Short exercise
Show each line from the listing that includes the word "document".

━━━ Recorded information

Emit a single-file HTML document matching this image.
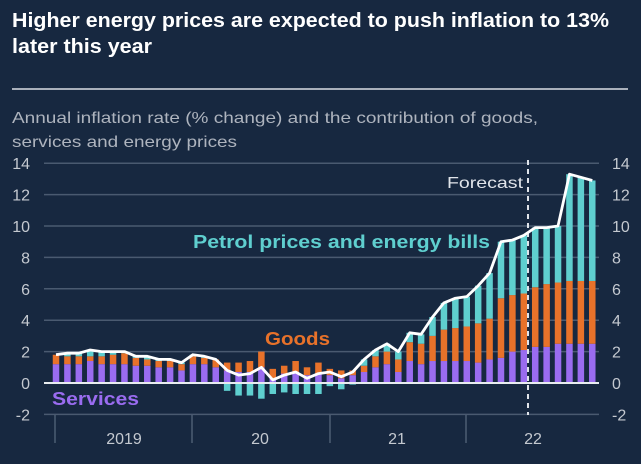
<!DOCTYPE html>
<html><head><meta charset="utf-8"><style>
html,body{margin:0;padding:0;background:#172840;}
svg{display:block;font-family:"Liberation Sans",Arial,sans-serif;}
</style></head><body>
<svg id="c" width="641" height="464" viewBox="0 0 641 464" xmlns="http://www.w3.org/2000/svg">
<rect width="641" height="464" fill="#172840"/>
<text x="12" y="27" fill="#fff" font-size="20" font-weight="bold" textLength="597" lengthAdjust="spacingAndGlyphs">Higher energy prices are expected to push inflation to 13%</text>
<text x="12" y="53" fill="#fff" font-size="20" font-weight="bold" textLength="140" lengthAdjust="spacingAndGlyphs">later this year</text>
<rect x="12" y="88" width="616" height="2" fill="#a9b0bb"/>
<text x="12" y="123" fill="#aeb4be" font-size="16" textLength="526" lengthAdjust="spacingAndGlyphs">Annual inflation rate (% change) and the contribution of goods,</text>
<text x="12" y="147" fill="#aeb4be" font-size="16" textLength="225" lengthAdjust="spacingAndGlyphs">services and energy prices</text>
<g id="grid"></g>
<g id="bars"></g>
<g id="fg"></g>
</svg>
<script>
var NS="http://www.w3.org/2000/svg";
function el(p,t,a,txt){var e=document.createElementNS(NS,t);for(var k in a)e.setAttribute(k,a[k]);if(txt!==undefined)e.textContent=txt;p.appendChild(e);return e;}
var Y=function(v){return 383-v*15.7;};
var grid=document.getElementById('grid'),bars=document.getElementById('bars'),fg=document.getElementById('fg');
for(var v=-2;v<=14;v+=2){
  if(v!==0) el(grid,'line',{x1:44,x2:599,y1:Y(v),y2:Y(v),stroke:'#4a5a70','stroke-width':1.5});
  el(grid,'text',{x:30,y:Y(v)+6,fill:'#c4c9d0','font-size':16,'text-anchor':'end'},v);
  el(grid,'text',{x:612,y:Y(v)+6,fill:'#c4c9d0','font-size':16},v);
}
[55,192,330,466].forEach(function(x){el(grid,'line',{x1:x,x2:x,y1:415,y2:443,stroke:'#5a6a80','stroke-width':1.2});});
[[124,'2019'],[260,'20'],[397,'21'],[533,'22']].forEach(function(a){el(grid,'text',{x:a[0],y:444,fill:'#c4c9d0','font-size':16,'text-anchor':'middle'},a[1]);});
var T=[1.8,1.9,1.9,2.1,2.0,2.0,2.0,1.7,1.7,1.5,1.5,1.3, 1.8,1.7,1.5,0.8,0.5,0.6,1.0,0.2,0.5,0.7,0.3,0.6, 0.7,0.4,0.7,1.5,2.1,2.5,2.0,3.2,3.1,4.2,5.1,5.4, 5.5,6.2,7.0,9.0,9.1,9.4,9.9,9.9,10.0,13.3,13.1,12.9];
var S=[1.2,1.2,1.2,1.4,1.2,1.2,1.2,1.1,1.1,1.0,1.0,0.8, 1.2,1.2,1.0,0.8,0.7,0.7,1.0,0.3,0.6,0.7,0.5,0.6, 0.5,0.3,0.5,0.7,1.0,1.2,0.7,1.4,1.2,1.4,1.4,1.4, 1.4,1.3,1.5,1.6,2.0,2.1,2.3,2.3,2.5,2.5,2.5,2.5];
var G=[0.6,0.5,0.5,0.3,0.5,0.6,0.7,0.5,0.4,0.4,0.4,0.4, 0.5,0.4,0.5,0.5,0.6,0.7,1.0,0.6,0.5,0.7,0.5,0.7, 0.4,0.5,0.3,0.4,0.7,0.8,0.8,1.2,1.3,1.6,2.0,2.1, 2.2,2.5,2.6,3.8,3.6,3.6,3.8,4.0,3.9,4.0,4.0,4.0];
var pts=[];
for(var i=0;i<48;i++){
  var x=56+i*11.41, w=6.5, s=S[i], g=G[i], e=T[i]-s-g;
  el(bars,'rect',{x:x-w/2,y:Y(s),width:w,height:s*15.7,fill:'#9a6cf0'});
  el(bars,'rect',{x:x-w/2,y:Y(s+g),width:w,height:g*15.7,fill:'#e8722a'});
  if(e>=0) el(bars,'rect',{x:x-w/2,y:Y(s+g+e),width:w,height:e*15.7,fill:'#5fcfcf'});
  else el(bars,'rect',{x:x-w/2,y:Y(0),width:w,height:-e*15.7,fill:'#5fcfcf'});
  pts.push(x.toFixed(1)+','+Y(T[i]).toFixed(1));
}
el(fg,'line',{x1:44,x2:599,y1:Y(0),y2:Y(0),stroke:'#e8ecf0','stroke-width':2});
el(fg,'line',{x1:528,x2:528,y1:160,y2:415,stroke:'#e0e4ea','stroke-width':2,'stroke-dasharray':'5,4'});
el(fg,'polyline',{points:pts.join(' '),fill:'none',stroke:'#fff','stroke-width':2.8,'stroke-linejoin':'round'});
el(fg,'text',{x:447,y:188,fill:'#e0e4ea','font-size':16,textLength:76,lengthAdjust:'spacingAndGlyphs'},'Forecast');
el(fg,'text',{x:193,y:248,fill:'#5fcfcf','font-size':18,'font-weight':'bold',textLength:297,lengthAdjust:'spacingAndGlyphs'},'Petrol prices and energy bills');
el(fg,'text',{x:265,y:345,fill:'#e8722a','font-size':18,'font-weight':'bold',textLength:65,lengthAdjust:'spacingAndGlyphs'},'Goods');
el(fg,'text',{x:52,y:405,fill:'#9a6cf0','font-size':18,'font-weight':'bold',textLength:87,lengthAdjust:'spacingAndGlyphs'},'Services');
</script>
</body></html>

━━━━━━

Task result
Emit a single-file HTML document matching this image.
function el(p,t,a,txt){var e=document.createElementNS(NS,t);for(var k in a)e.setAttribute(k,a[k]);if(txt!==undefined)e.textContent=txt;p.appendChild(e);return e;}
var grid=document.getElementById('grid'),bars=document.getElementById('bars'),fg=document.getElementById('fg');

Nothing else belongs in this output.